------ SOURCE MATERIAL ------
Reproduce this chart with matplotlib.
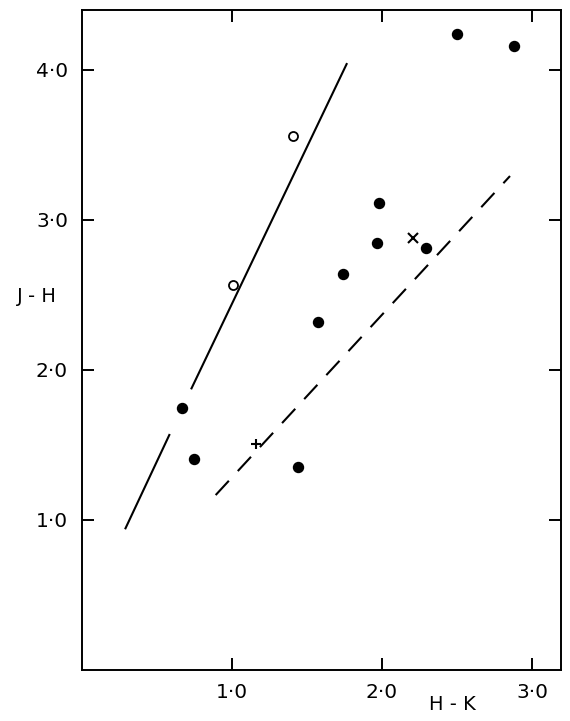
import matplotlib
matplotlib.use("Agg")
import matplotlib.pyplot as plt

# ---- data ----
filled_hk = [0.667, 0.747, 1.442, 1.575, 1.738, 1.964, 1.982, 2.293, 2.502, 2.878]
filled_jh = [1.743, 1.403, 1.348, 2.319, 2.635, 2.841, 3.108, 2.812, 4.239, 4.159]
open_hk = [1.009, 1.407]
open_jh = [2.563, 3.557]
cross_hk = [2.209]
cross_jh = [2.879]
plus_hk = [1.16]
plus_jh = [1.503]

# solid line (two pieces, gap where the printed line breaks)
solid_lo_hk = [0.287, 0.585]
solid_lo_jh = [0.935, 1.570]
solid_hi_hk = [0.727, 1.767]
solid_hi_jh = [1.868, 4.043]
# dashed line
dash_hk = [0.891, 2.853]
dash_jh = [1.163, 3.290]

tick_vals = [1.0, 2.0, 3.0, 4.0]
xtick_vals = [1.0, 2.0, 3.0]
xtick_labels = ["1·0", "2·0", "3·0"]
ytick_labels = ["1·0", "2·0", "3·0", "4·0"]

plt.rcParams['lines.scale_dashes'] = False
fig = plt.figure(figsize=(5.70, 7.21), dpi=100)
ax = fig.add_axes([82/570, 1 - 669.5/721, (561-82)/570, (669.5-10)/721])
ax.set_xlim(0, 3.193)
ax.set_ylim(0, 4.397)

ax.plot(solid_lo_hk, solid_lo_jh, color='black', lw=1.5, solid_capstyle='butt')
ax.plot(solid_hi_hk, solid_hi_jh, color='black', lw=1.5, solid_capstyle='butt')
ax.plot(dash_hk, dash_jh, color='black', lw=1.5, dashes=(14, 9.5), dash_capstyle='butt')

ax.plot(filled_hk, filled_jh, 'o', color='black', ms=7.2, ls='none')
ax.plot(open_hk, open_jh, 'o', mfc='white', mec='black', mew=1.3, ms=6.5, ls='none')
ax.plot(cross_hk, cross_jh, 'x', color='black', mew=1.5, ms=6.5, ls='none')
ax.plot(plus_hk, plus_jh, '+', color='black', mew=1.5, ms=7, ls='none')

for s in ax.spines.values():
    s.set_linewidth(1.4)

ax.set_xticks(xtick_vals)
ax.set_xticklabels(xtick_labels)
ax.set_yticks(tick_vals)
ax.set_yticklabels(ytick_labels)
ax.tick_params(axis='both', direction='in', length=8.5, width=1.4, labelsize=14.5,
               top=True, right=True)
ax.tick_params(axis='x', pad=10)
ax.tick_params(axis='y', pad=10)

fig.text(57/570, 1 - 296/721, "J - H", ha='right', va='center', fontsize=14)
fig.text(452/570, 1 - 705/721, "H - K", ha='center', va='center', fontsize=14)

fig.savefig("out.png", dpi=100)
------
Write out exactly the opening lines of the data, stopping after the line that holds "ax.tick_params(axis='y', pad=10)". Exclude pictures.

Reproduce this chart with matplotlib.
import matplotlib
matplotlib.use("Agg")
import matplotlib.pyplot as plt

# ---- data ----
filled_hk = [0.667, 0.747, 1.442, 1.575, 1.738, 1.964, 1.982, 2.293, 2.502, 2.878]
filled_jh = [1.743, 1.403, 1.348, 2.319, 2.635, 2.841, 3.108, 2.812, 4.239, 4.159]
open_hk = [1.009, 1.407]
open_jh = [2.563, 3.557]
cross_hk = [2.209]
cross_jh = [2.879]
plus_hk = [1.16]
plus_jh = [1.503]

# solid line (two pieces, gap where the printed line breaks)
solid_lo_hk = [0.287, 0.585]
solid_lo_jh = [0.935, 1.570]
solid_hi_hk = [0.727, 1.767]
solid_hi_jh = [1.868, 4.043]
# dashed line
dash_hk = [0.891, 2.853]
dash_jh = [1.163, 3.290]

tick_vals = [1.0, 2.0, 3.0, 4.0]
xtick_vals = [1.0, 2.0, 3.0]
xtick_labels = ["1·0", "2·0", "3·0"]
ytick_labels = ["1·0", "2·0", "3·0", "4·0"]

plt.rcParams['lines.scale_dashes'] = False
fig = plt.figure(figsize=(5.70, 7.21), dpi=100)
ax = fig.add_axes([82/570, 1 - 669.5/721, (561-82)/570, (669.5-10)/721])
ax.set_xlim(0, 3.193)
ax.set_ylim(0, 4.397)

ax.plot(solid_lo_hk, solid_lo_jh, color='black', lw=1.5, solid_capstyle='butt')
ax.plot(solid_hi_hk, solid_hi_jh, color='black', lw=1.5, solid_capstyle='butt')
ax.plot(dash_hk, dash_jh, color='black', lw=1.5, dashes=(14, 9.5), dash_capstyle='butt')

ax.plot(filled_hk, filled_jh, 'o', color='black', ms=7.2, ls='none')
ax.plot(open_hk, open_jh, 'o', mfc='white', mec='black', mew=1.3, ms=6.5, ls='none')
ax.plot(cross_hk, cross_jh, 'x', color='black', mew=1.5, ms=6.5, ls='none')
ax.plot(plus_hk, plus_jh, '+', color='black', mew=1.5, ms=7, ls='none')

for s in ax.spines.values():
    s.set_linewidth(1.4)

ax.set_xticks(xtick_vals)
ax.set_xticklabels(xtick_labels)
ax.set_yticks(tick_vals)
ax.set_yticklabels(ytick_labels)
ax.tick_params(axis='both', direction='in', length=8.5, width=1.4, labelsize=14.5,
               top=True, right=True)
ax.tick_params(axis='x', pad=10)
ax.tick_params(axis='y', pad=10)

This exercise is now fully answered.